STATED GOAL: Don't copy the pictures; return every other part of the records exactly.

RECORDS FOR THIS EXERCISE:
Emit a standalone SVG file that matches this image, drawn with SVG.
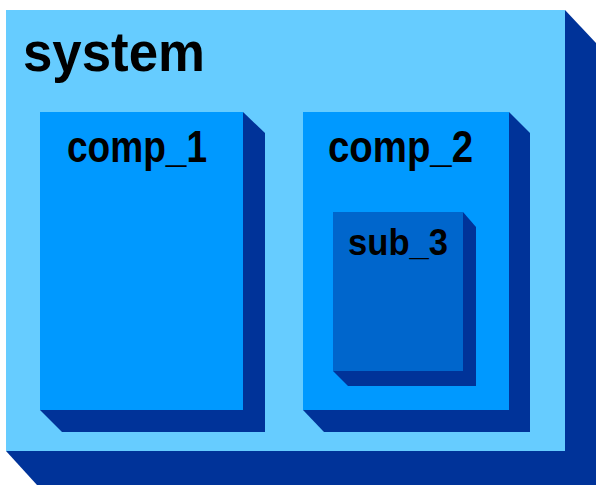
<svg xmlns="http://www.w3.org/2000/svg" width="600" height="493" viewBox="0 0 600 493">
<style>
.shadow{fill:#003399}
.sys{fill:#66CCFF}
.comp{fill:#0099FF}
.sub{fill:#0066CC}
.lbl{font-family:"Liberation Sans",Arial,sans-serif;fill:#000;font-weight:bold}
</style>
<rect width="600" height="493" fill="#fff"/>
<g id="system">
<polygon class="shadow" points="565,10 596,43 596,485 37,485 6,451"/>
<rect class="sys" x="6" y="10" width="559" height="441"/>
<text class="lbl" x="23" y="71" font-size="56" textLength="182" lengthAdjust="spacingAndGlyphs">system</text>
</g>
<g id="comp_1">
<polygon class="shadow" points="243,112 265,133 265,432 62,432 40,410"/>
<rect class="comp" x="40" y="112" width="203" height="298"/>
<text class="lbl" x="67" y="162" font-size="44" textLength="140" lengthAdjust="spacingAndGlyphs">comp_1</text>
</g>
<g id="comp_2">
<polygon class="shadow" points="509,112 530,133 530,432 324,432 303,410"/>
<rect class="comp" x="303" y="112" width="206" height="298"/>
<text class="lbl" x="328" y="162" font-size="44" textLength="145" lengthAdjust="spacingAndGlyphs">comp_2</text>
</g>
<g id="sub_3">
<polygon class="shadow" points="463,212 476,227 476,386 348,386 333,371"/>
<rect class="sub" x="333" y="212" width="130" height="159"/>
<text class="lbl" x="348" y="255" font-size="36" textLength="100" lengthAdjust="spacingAndGlyphs">sub_3</text>
</g>
<g id="connectors"/>
</svg>
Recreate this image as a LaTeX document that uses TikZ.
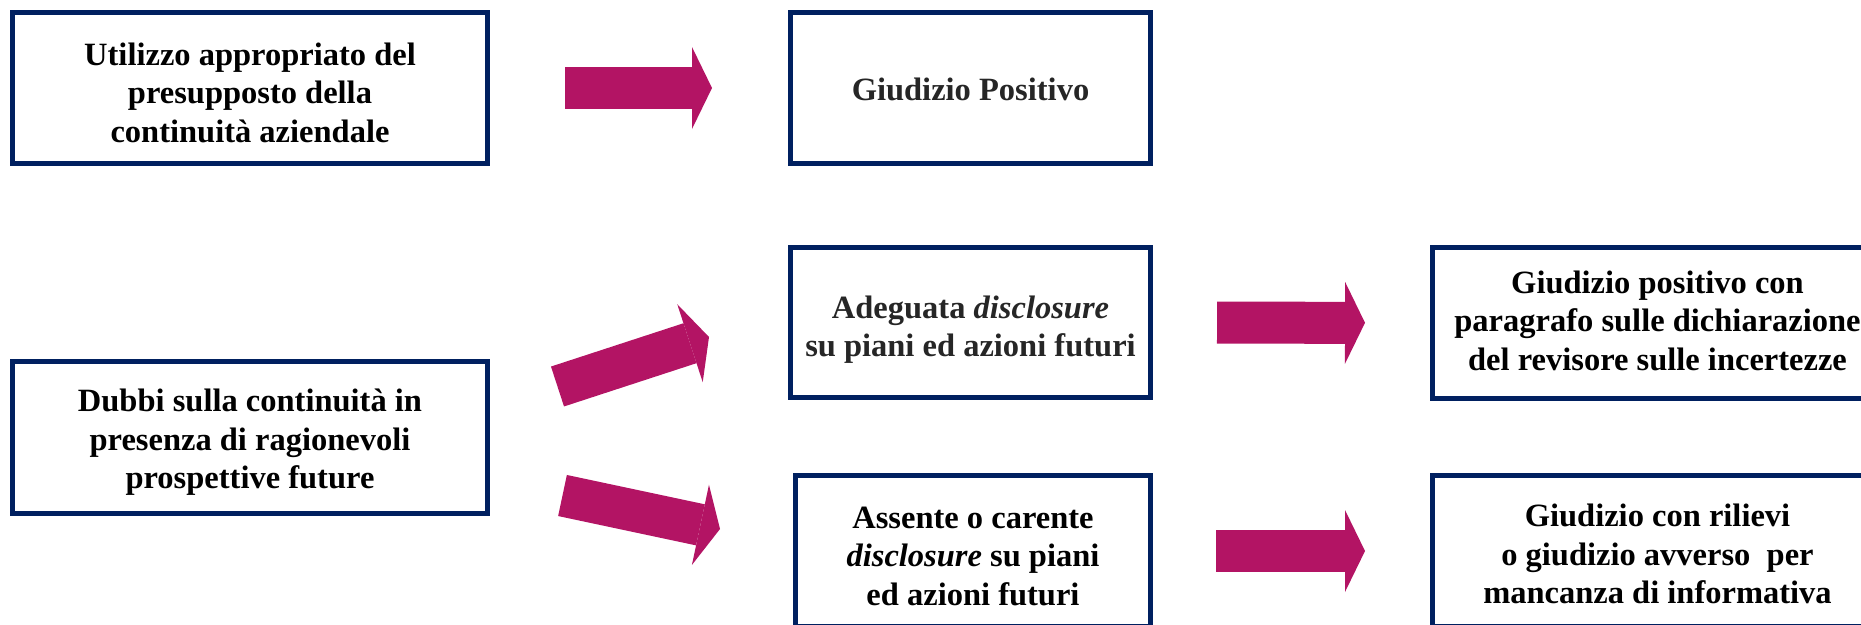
\documentclass[tikz,border=0pt]{standalone}
\usepackage{fontspec}
\setmainfont{Liberation Serif}
\usepackage{tikz}
\usetikzlibrary{calc, arrows.meta}
\definecolor{navyline}{HTML}{002060}
\definecolor{plum}{HTML}{B31464}
\definecolor{darktext}{HTML}{262626}
\tikzset{box/.style = {rectangle,draw=navyline,line width=5pt,fill=white,align=center,inner sep=0pt,
                       text depth=0pt,font=\fontsize{32.5}{38.5}\selectfont\bfseries}}
\tikzset{bigarrow/.style = {draw=plum,line width=42pt,-{Triangle[length=20pt,width=82pt,line width=0pt]}}}

\begin{document}
\begin{tikzpicture}[x=1pt,y=-1pt]
                    \useasboundingbox (0,0) rectangle (1861,624);
                    \clip (0,0) rectangle (1861,624);

                    \node [box, minimum width=475pt, minimum height=151pt, text height=108pt] (util) at (250,88)
                          {Utilizzo appropriato del\\presupposto della\\continuità aziendale};
                    \node [box, minimum width=360pt, minimum height=151pt, text height=25pt, text=darktext] (positivo) at (970.5,88)
                          {Giudizio Positivo};
                    \node [box, minimum width=475pt, minimum height=152pt, text height=102pt] (dubbi) at (250,437.5)
                          {Dubbi sulla continuità in\\presenza di ragionevoli\\prospettive future};
                    \node [box, minimum width=360pt, minimum height=150pt, text height=68pt, text=darktext] (adeguata) at (970.5,322.5)
                          {Adeguata \textit{disclosure}\\su piani ed azioni futuri};
                    \node [box, minimum width=355pt, minimum height=151pt, text height=108pt] (assente) at (973,551)
                          {Assente o carente\\\textit{disclosure} su piani\\ed azioni futuri};
                    \node [box, minimum width=450pt, minimum height=151pt, text height=94pt] (giudpos) at (1657.5,323)
                          {Giudizio positivo con\\paragrafo sulle dichiarazione\\del revisore sulle incertezze};
                    \node [box, minimum width=450pt, minimum height=151pt, text height=105pt] (rilievi) at (1657.5,551)
                          {Giudizio con rilievi\\o giudizio avverso\ \ per\\mancanza di informativa};

                    \draw [bigarrow, shorten <=75pt, shorten >=76pt] (util) -- (positivo);
                    \draw [bigarrow] ($(dubbi.east)+(67.5,-51)$) -- ($(adeguata.west)+(-79,14.5)$);
                    \draw [bigarrow] ($(dubbi.east)+(72.5,58)$) -- ($(assente.west)+(-73,-22)$);
                    \draw [bigarrow, shorten <=64pt, shorten >=65pt] (adeguata) -- (giudpos);
                    \draw [bigarrow, shorten <=63pt, shorten >=65pt] (assente) -- (rilievi);
                \end{tikzpicture}
\end{document}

WRITTEN ANSWER:
Emit a standalone SVG file that matches this image, drawn with SVG.
<svg xmlns="http://www.w3.org/2000/svg" width="600" height="493" viewBox="0 0 600 493">
<style>
.shadow{fill:#003399}
.sys{fill:#66CCFF}
.comp{fill:#0099FF}
.sub{fill:#0066CC}
.lbl{font-family:"Liberation Sans",Arial,sans-serif;fill:#000;font-weight:bold}
</style>
<rect width="600" height="493" fill="#fff"/>
<g id="system">
<polygon class="shadow" points="565,10 596,43 596,485 37,485 6,451"/>
<rect class="sys" x="6" y="10" width="559" height="441"/>
<text class="lbl" x="23" y="71" font-size="56" textLength="182" lengthAdjust="spacingAndGlyphs">system</text>
</g>
<g id="comp_1">
<polygon class="shadow" points="243,112 265,133 265,432 62,432 40,410"/>
<rect class="comp" x="40" y="112" width="203" height="298"/>
<text class="lbl" x="67" y="162" font-size="44" textLength="140" lengthAdjust="spacingAndGlyphs">comp_1</text>
</g>
<g id="comp_2">
<polygon class="shadow" points="509,112 530,133 530,432 324,432 303,410"/>
<rect class="comp" x="303" y="112" width="206" height="298"/>
<text class="lbl" x="328" y="162" font-size="44" textLength="145" lengthAdjust="spacingAndGlyphs">comp_2</text>
</g>
<g id="sub_3">
<polygon class="shadow" points="463,212 476,227 476,386 348,386 333,371"/>
<rect class="sub" x="333" y="212" width="130" height="159"/>
<text class="lbl" x="348" y="255" font-size="36" textLength="100" lengthAdjust="spacingAndGlyphs">sub_3</text>
</g>
<g id="connectors"/>
</svg>
Recreate this image as a LaTeX document that uses TikZ.
\documentclass[tikz,border=0pt]{standalone}
\usepackage{fontspec}
\setmainfont{Liberation Serif}
\usepackage{tikz}
\usetikzlibrary{calc, arrows.meta}
\definecolor{navyline}{HTML}{002060}
\definecolor{plum}{HTML}{B31464}
\definecolor{darktext}{HTML}{262626}
\tikzset{box/.style = {rectangle,draw=navyline,line width=5pt,fill=white,align=center,inner sep=0pt,
                       text depth=0pt,font=\fontsize{32.5}{38.5}\selectfont\bfseries}}
\tikzset{bigarrow/.style = {draw=plum,line width=42pt,-{Triangle[length=20pt,width=82pt,line width=0pt]}}}

\begin{document}
\begin{tikzpicture}[x=1pt,y=-1pt]
                    \useasboundingbox (0,0) rectangle (1861,624);
                    \clip (0,0) rectangle (1861,624);

                    \node [box, minimum width=475pt, minimum height=151pt, text height=108pt] (util) at (250,88)
                          {Utilizzo appropriato del\\presupposto della\\continuità aziendale};
                    \node [box, minimum width=360pt, minimum height=151pt, text height=25pt, text=darktext] (positivo) at (970.5,88)
                          {Giudizio Positivo};
                    \node [box, minimum width=475pt, minimum height=152pt, text height=102pt] (dubbi) at (250,437.5)
                          {Dubbi sulla continuità in\\presenza di ragionevoli\\prospettive future};
                    \node [box, minimum width=360pt, minimum height=150pt, text height=68pt, text=darktext] (adeguata) at (970.5,322.5)
                          {Adeguata \textit{disclosure}\\su piani ed azioni futuri};
                    \node [box, minimum width=355pt, minimum height=151pt, text height=108pt] (assente) at (973,551)
                          {Assente o carente\\\textit{disclosure} su piani\\ed azioni futuri};
                    \node [box, minimum width=450pt, minimum height=151pt, text height=94pt] (giudpos) at (1657.5,323)
                          {Giudizio positivo con\\paragrafo sulle dichiarazione\\del revisore sulle incertezze};
                    \node [box, minimum width=450pt, minimum height=151pt, text height=105pt] (rilievi) at (1657.5,551)
                          {Giudizio con rilievi\\o giudizio avverso\ \ per\\mancanza di informativa};

                    \draw [bigarrow, shorten <=75pt, shorten >=76pt] (util) -- (positivo);
                    \draw [bigarrow] ($(dubbi.east)+(67.5,-51)$) -- ($(adeguata.west)+(-79,14.5)$);
                    \draw [bigarrow] ($(dubbi.east)+(72.5,58)$) -- ($(assente.west)+(-73,-22)$);
                    \draw [bigarrow, shorten <=64pt, shorten >=65pt] (adeguata) -- (giudpos);
                    \draw [bigarrow, shorten <=63pt, shorten >=65pt] (assente) -- (rilievi);
                \end{tikzpicture}
\end{document}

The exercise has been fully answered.